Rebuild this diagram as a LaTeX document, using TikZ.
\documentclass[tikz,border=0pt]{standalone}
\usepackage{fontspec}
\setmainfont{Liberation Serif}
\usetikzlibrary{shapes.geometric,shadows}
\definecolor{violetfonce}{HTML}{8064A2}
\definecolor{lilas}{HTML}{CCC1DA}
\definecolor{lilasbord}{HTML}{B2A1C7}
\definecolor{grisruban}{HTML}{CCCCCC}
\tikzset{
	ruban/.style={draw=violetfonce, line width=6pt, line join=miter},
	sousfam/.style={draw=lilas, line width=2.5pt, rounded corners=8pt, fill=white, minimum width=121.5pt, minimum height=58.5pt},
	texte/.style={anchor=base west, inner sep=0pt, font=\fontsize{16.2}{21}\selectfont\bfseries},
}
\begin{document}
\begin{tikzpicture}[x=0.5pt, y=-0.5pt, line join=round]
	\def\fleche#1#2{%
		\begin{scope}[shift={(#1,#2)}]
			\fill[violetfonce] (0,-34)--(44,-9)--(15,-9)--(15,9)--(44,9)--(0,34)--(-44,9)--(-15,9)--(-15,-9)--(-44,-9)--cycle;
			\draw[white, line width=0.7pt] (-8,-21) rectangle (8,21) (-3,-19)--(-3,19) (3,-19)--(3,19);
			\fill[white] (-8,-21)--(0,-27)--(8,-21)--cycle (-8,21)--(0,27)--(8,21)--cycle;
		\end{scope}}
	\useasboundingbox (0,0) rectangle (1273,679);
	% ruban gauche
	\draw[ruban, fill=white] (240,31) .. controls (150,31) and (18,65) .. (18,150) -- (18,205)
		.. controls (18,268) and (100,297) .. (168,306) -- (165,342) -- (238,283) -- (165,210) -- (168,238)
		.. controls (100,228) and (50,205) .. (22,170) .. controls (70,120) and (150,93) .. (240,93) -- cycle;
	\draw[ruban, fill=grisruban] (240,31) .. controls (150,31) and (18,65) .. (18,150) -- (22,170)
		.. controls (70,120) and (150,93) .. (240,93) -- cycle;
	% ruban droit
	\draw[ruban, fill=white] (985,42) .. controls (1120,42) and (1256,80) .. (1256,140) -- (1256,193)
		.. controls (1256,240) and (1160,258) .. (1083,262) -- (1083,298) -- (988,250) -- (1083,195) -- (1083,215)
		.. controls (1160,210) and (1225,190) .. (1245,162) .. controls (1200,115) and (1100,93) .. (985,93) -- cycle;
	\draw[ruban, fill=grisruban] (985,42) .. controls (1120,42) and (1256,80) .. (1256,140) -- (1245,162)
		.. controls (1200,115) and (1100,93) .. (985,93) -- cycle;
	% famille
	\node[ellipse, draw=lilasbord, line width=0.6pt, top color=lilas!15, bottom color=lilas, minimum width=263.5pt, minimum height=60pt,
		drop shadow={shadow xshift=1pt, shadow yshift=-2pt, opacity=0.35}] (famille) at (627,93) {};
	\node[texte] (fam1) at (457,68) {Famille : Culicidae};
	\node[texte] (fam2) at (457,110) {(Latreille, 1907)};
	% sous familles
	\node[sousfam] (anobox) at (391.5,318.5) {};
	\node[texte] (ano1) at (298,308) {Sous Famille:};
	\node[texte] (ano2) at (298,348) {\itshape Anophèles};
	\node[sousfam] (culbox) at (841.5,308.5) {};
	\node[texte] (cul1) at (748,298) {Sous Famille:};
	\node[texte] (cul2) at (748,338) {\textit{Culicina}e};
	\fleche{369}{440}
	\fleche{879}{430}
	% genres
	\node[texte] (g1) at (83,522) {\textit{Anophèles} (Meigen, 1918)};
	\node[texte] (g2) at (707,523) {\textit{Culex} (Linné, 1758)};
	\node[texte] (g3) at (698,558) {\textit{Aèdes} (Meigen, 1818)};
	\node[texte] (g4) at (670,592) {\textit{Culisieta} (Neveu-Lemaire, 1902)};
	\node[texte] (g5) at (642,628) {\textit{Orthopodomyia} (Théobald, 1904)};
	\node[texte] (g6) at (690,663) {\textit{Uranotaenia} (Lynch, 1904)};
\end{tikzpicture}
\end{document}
...
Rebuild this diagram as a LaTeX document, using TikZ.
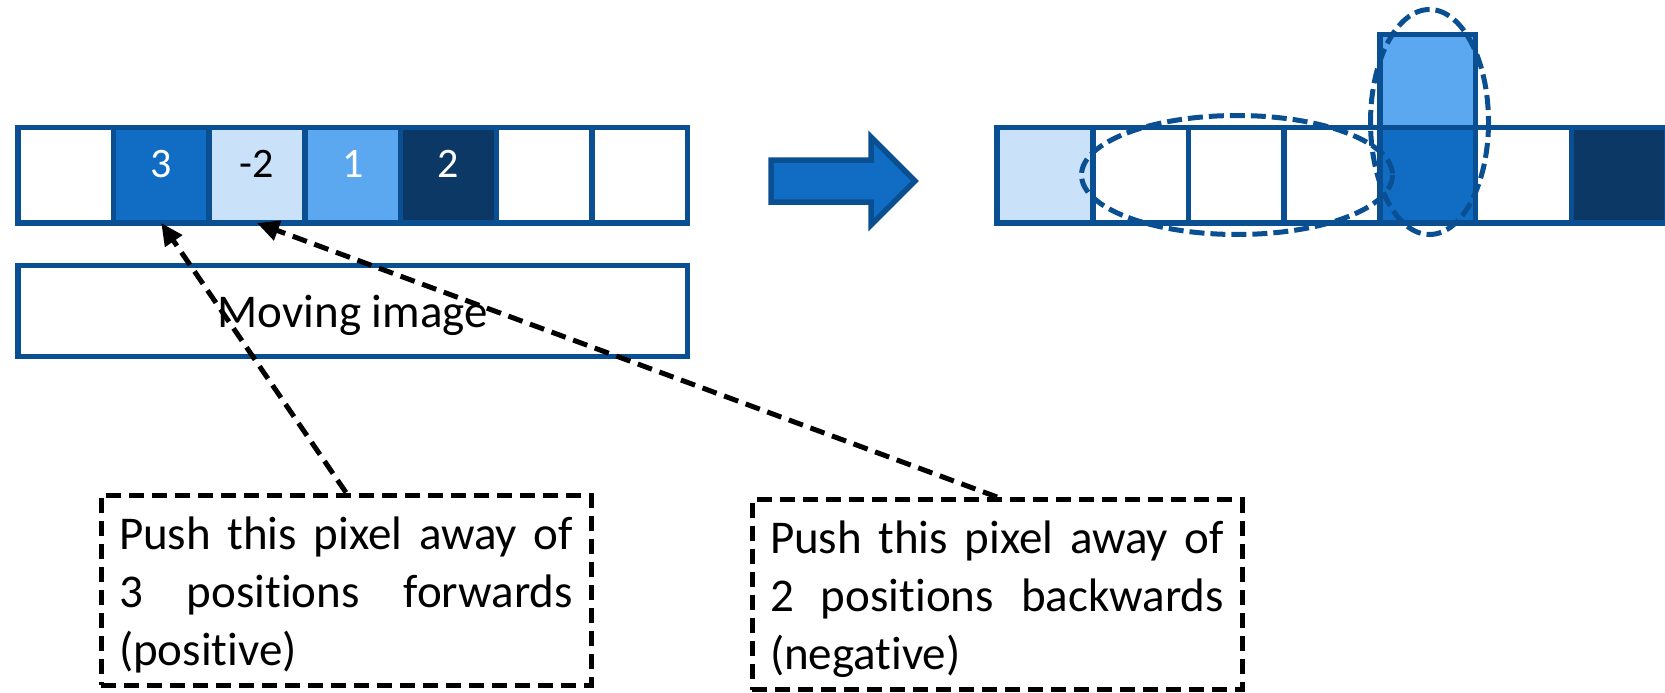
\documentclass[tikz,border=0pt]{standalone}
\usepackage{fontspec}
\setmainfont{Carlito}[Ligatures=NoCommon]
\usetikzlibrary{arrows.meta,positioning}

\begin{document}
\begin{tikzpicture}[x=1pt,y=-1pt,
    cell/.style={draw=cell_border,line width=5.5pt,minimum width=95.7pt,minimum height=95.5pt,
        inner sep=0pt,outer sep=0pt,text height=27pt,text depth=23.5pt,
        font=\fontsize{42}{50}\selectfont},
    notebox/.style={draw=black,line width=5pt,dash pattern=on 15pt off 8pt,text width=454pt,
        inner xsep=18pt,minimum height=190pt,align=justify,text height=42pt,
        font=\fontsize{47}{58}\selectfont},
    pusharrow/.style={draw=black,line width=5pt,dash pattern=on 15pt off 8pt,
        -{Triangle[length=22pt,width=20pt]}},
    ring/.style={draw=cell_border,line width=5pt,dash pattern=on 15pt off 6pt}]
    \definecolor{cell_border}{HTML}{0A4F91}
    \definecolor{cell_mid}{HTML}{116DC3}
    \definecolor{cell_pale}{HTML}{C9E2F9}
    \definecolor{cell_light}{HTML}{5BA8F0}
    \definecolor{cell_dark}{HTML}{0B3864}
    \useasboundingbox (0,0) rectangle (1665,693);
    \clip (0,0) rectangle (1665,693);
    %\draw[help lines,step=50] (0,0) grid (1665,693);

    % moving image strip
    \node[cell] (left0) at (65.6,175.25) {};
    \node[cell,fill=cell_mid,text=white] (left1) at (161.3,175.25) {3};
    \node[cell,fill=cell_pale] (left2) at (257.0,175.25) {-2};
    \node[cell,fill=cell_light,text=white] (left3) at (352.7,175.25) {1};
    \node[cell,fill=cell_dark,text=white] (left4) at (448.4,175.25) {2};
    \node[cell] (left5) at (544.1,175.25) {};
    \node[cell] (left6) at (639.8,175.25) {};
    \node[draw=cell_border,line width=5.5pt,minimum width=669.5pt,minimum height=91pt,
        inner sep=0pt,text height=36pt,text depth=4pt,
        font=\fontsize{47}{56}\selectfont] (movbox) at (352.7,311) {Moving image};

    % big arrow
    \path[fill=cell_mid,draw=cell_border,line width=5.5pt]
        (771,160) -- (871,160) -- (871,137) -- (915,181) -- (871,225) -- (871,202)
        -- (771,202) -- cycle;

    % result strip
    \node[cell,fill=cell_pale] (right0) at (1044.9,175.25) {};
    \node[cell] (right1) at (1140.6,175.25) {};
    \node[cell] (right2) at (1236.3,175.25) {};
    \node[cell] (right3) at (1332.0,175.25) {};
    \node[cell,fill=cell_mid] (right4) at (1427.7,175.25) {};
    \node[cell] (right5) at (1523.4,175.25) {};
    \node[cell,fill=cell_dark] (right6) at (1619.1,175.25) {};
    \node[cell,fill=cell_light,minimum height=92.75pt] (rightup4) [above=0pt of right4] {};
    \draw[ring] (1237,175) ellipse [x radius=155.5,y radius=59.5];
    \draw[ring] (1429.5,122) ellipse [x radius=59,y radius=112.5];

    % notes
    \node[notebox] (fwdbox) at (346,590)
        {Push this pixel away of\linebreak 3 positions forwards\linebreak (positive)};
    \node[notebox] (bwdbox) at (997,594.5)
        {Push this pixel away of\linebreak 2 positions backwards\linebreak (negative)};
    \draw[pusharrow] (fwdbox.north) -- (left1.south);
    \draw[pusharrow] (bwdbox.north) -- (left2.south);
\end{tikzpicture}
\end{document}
==
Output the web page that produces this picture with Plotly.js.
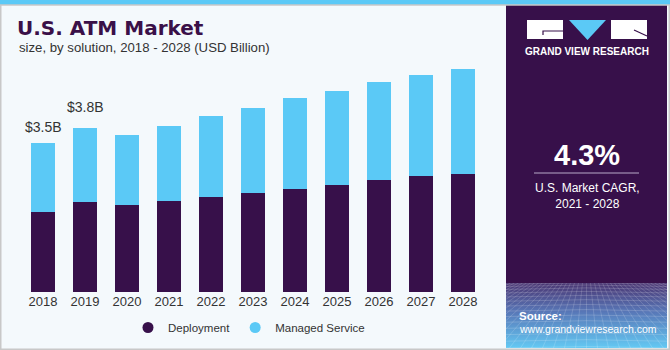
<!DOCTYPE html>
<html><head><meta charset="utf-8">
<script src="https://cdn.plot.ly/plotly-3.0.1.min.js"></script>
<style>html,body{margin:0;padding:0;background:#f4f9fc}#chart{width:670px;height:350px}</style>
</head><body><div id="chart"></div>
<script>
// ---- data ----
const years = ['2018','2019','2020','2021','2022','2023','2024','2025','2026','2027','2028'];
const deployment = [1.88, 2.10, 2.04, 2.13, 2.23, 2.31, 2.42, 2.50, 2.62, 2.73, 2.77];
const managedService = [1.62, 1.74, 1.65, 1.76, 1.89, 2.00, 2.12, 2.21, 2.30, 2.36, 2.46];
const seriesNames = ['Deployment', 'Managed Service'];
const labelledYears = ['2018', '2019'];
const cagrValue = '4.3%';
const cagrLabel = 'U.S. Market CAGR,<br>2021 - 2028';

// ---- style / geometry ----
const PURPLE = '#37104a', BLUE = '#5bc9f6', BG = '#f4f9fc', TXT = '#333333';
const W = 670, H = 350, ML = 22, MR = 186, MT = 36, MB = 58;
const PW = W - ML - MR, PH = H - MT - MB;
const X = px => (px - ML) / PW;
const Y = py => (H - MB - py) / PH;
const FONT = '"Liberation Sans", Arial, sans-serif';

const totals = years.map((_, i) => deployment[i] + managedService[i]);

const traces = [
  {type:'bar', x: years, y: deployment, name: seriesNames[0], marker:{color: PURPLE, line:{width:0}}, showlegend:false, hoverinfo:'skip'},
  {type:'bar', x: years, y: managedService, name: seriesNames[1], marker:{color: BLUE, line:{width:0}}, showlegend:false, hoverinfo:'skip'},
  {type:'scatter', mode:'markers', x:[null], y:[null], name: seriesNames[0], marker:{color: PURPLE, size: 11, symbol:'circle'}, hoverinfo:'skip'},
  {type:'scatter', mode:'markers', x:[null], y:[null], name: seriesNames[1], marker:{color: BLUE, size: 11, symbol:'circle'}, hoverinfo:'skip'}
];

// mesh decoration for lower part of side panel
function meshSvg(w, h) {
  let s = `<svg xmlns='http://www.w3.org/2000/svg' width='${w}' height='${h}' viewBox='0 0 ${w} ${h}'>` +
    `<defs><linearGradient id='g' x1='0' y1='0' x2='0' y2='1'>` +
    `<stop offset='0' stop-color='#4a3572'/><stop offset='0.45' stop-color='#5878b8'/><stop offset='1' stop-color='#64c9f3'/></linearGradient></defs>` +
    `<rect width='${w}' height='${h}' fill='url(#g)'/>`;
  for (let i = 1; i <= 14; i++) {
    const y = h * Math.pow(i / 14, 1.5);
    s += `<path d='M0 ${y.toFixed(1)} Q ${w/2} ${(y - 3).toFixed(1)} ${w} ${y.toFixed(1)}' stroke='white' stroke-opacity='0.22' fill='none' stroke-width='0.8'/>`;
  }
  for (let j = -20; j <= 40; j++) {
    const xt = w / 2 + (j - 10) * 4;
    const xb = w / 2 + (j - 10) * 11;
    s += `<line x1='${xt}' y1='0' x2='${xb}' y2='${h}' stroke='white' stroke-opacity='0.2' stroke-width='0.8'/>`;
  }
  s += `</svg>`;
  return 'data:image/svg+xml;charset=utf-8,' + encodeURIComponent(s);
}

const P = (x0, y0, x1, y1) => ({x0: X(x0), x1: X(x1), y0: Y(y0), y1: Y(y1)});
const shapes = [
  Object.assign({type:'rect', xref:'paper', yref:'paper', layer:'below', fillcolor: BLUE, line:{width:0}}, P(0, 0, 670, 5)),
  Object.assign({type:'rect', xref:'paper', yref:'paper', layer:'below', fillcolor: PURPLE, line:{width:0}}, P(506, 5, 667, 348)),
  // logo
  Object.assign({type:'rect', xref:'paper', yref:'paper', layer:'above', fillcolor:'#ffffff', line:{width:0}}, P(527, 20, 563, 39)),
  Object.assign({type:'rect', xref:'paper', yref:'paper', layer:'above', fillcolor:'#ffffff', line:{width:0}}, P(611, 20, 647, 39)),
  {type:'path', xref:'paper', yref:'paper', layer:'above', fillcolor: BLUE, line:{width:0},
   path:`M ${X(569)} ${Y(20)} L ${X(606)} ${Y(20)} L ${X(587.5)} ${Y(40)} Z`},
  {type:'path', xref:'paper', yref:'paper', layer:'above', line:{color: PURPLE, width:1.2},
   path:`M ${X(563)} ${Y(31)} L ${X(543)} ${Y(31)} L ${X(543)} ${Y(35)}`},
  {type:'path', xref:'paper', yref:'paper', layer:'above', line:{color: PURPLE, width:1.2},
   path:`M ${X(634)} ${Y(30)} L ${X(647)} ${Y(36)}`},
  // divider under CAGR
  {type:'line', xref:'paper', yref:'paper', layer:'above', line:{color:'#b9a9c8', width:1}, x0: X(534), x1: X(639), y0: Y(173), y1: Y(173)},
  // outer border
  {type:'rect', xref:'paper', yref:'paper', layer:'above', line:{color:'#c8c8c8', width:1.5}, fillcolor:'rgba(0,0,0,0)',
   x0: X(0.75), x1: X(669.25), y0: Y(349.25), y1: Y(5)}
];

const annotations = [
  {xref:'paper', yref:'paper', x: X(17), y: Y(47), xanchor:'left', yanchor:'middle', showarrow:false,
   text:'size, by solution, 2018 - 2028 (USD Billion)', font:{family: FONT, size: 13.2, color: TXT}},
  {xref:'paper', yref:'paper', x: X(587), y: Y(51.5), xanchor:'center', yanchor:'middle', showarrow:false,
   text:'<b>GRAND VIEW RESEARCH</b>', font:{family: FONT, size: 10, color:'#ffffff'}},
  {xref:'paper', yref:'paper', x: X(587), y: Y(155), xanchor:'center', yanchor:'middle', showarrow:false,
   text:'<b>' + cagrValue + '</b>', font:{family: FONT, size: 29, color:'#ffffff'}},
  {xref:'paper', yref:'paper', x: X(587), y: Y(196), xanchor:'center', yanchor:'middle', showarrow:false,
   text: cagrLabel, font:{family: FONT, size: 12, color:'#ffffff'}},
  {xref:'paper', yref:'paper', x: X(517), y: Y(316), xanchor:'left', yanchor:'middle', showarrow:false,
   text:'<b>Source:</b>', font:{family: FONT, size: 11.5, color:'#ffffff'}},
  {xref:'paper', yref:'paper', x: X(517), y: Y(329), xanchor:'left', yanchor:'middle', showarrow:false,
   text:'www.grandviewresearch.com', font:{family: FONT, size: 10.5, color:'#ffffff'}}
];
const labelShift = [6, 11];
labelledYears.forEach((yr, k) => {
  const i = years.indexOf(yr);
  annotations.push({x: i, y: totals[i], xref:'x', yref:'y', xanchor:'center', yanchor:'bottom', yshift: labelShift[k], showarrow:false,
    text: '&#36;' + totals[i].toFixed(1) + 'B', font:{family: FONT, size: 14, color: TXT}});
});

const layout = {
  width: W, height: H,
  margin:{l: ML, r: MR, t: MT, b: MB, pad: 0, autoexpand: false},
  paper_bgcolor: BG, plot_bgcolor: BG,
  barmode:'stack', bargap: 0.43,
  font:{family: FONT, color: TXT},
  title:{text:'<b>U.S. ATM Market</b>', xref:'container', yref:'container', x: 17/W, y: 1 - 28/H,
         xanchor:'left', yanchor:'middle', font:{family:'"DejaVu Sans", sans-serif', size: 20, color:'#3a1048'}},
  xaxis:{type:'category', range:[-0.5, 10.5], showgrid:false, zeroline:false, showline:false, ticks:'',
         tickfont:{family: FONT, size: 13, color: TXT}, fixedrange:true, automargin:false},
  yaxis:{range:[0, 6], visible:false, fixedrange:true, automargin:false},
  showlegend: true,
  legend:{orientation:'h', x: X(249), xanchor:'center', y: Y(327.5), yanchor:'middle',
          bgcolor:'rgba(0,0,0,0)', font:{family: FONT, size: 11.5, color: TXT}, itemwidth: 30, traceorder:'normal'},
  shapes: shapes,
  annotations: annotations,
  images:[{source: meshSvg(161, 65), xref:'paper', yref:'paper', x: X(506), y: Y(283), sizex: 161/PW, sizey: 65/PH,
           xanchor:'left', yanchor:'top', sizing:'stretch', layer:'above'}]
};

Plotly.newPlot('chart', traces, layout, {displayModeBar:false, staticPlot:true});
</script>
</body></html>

* [WHAT TO DO]: Copy out every line in the listing where the word "this" appears.

* [EXERCISE RESPONSE]:
Rebuild this diagram as a LaTeX document, using TikZ.
Rebuild this diagram as a LaTeX document, using TikZ.
        {Push this pixel away of\linebreak 3 positions forwards\linebreak (positive)};
        {Push this pixel away of\linebreak 2 positions backwards\linebreak (negative)};
Output the web page that produces this picture with Plotly.js.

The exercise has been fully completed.